先談蘇維埃。這是一種自下而上選舉產生的直接民主政權形式,1917年二月革命之後,俄國出現了少有的兩個政權平行格局,一個是由國家杜馬選出的資產階級臨時政府,另一個是由布爾什維克領導的工人和士兵蘇維埃。10月革命中蘇維埃推翻了臨時政府,從此蘇俄開創了一個現代政治新嘗試,拒絕西方普遍的代議制立憲道路,試圖以巴黎公社式的直接民主讓人民當家作主。然而,在如此龐大的帝國內部建立工農為主體的直接民主,不啻為空想的烏託邦。在其歷史實踐當中,代表人民執政的是列寧式政黨---由少數職業革命家組成的、有嚴密組織與紀律的先鋒隊。然而,先鋒隊一旦握有至高無上、無所制約的國家權力,便開始自我異化,蛻變為凌駕於社會之上的特殊利益集團。從赫魯雪夫到戈巴契夫的改革,試圖實現的就是讓先鋒隊重新代表人民的根本利益。1988年,蘇共重提十月革命的口號「全部政權歸蘇維埃」,試圖通過釋放多元的政治力量,來代替高度集權的一元化政黨。然而,因為缺乏穩定的憲政架構,由「參與大爆炸」所激發的政治衝突,衝破了原本就很脆弱的制度籠子,令政治格局發生嚴重的斷裂。蘇聯誕生於蘇維埃的直接民主,最後也因蘇維埃的復活、自下而上的「參與大爆炸」而自我終結。別爾嘉耶夫早就指出,俄羅斯文化當中有無政府主義和崇拜威權兩種衝突又互補的性格。只要一天沒有建立起以憲法為核心的憲政秩序,國家就會在強權獨裁與無政府主義之間來回震蕩,蘇聯解體之後的俄羅斯也在延續這一歷史邏輯。
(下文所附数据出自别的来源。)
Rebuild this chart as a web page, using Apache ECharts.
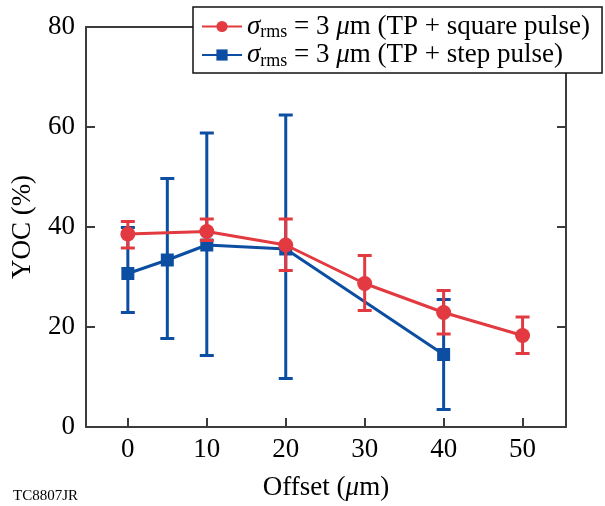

再論社會主義。社會主義不僅是一種制度,更重要的是一種與革命有關的宗教般信仰。陳兼指出:「革命的理念和想像,為蘇維埃國家建設所提供的,是一種意在同近代以來出現的民族國家範式相對抗並取而代之的含有普遍性意義的新選擇。蘇聯的名稱,同地域和民族沒有任何特定的關聯,有的只是基於革命想像的各加盟共和國的『自由結合』。」史達林時代蘇聯帝國的內在凝聚力,不僅憑藉國家暴力,而且還有精神上的烏託邦信仰,它來自東正教獨有的彌賽亞傳統,不僅要拯救俄羅斯,而且要拯救整個人類。然而,到了20世紀,這種清教徒般的宗教精神救贖,只要國門打開一條縫,就無法經受來自西方的資本主義世俗化衝擊。赫魯雪夫最大的功績,乃是開創了世俗化的共產主義,世俗化按照其自身的邏輯演繹下去,最後必定顛覆信仰上的烏託邦,這使得一個龐大的帝國被抽去了得以保持精神同一性的內在靈魂。其實,在蘇聯的肉身解體之前,它的靈魂早就死了。
最後看共和國聯盟。蘇聯是由15個加盟共和國組成的多民族聯邦,它不是由歷史文化傳統自然形成的,而是沙俄和史達林領土擴張的結果。這個人為的恐龍帝國,從來沒有形成一個具有高度同一性的蘇維埃國族,之所以能夠維繫70年,早期靠烏託邦的革命信仰,晚年依賴於高度中央集權的國家機器。一旦中央權力式微,各民族的政治離心力立即如火山一般噴發。值得注意的是,最終讓蘇聯解體的,還不是少數民族的分離傾向,而是核心民族俄羅斯在政治上要求擺脫聯盟的羈絆。帝國改革的最大威脅,不是來自於外部勢力的顛覆,恰恰是內部各民族、各版塊的分崩離析。
戈巴契夫時代的改革設計者亞科夫斯基說過一句值得玩味的話:「俄國始終沒有找到一支既能抵制專制制度復闢,又能抵製革命精神的庸俗政治的力量」。何謂庸俗政治?無它者也,乃是以市民社會為基礎的立憲民主。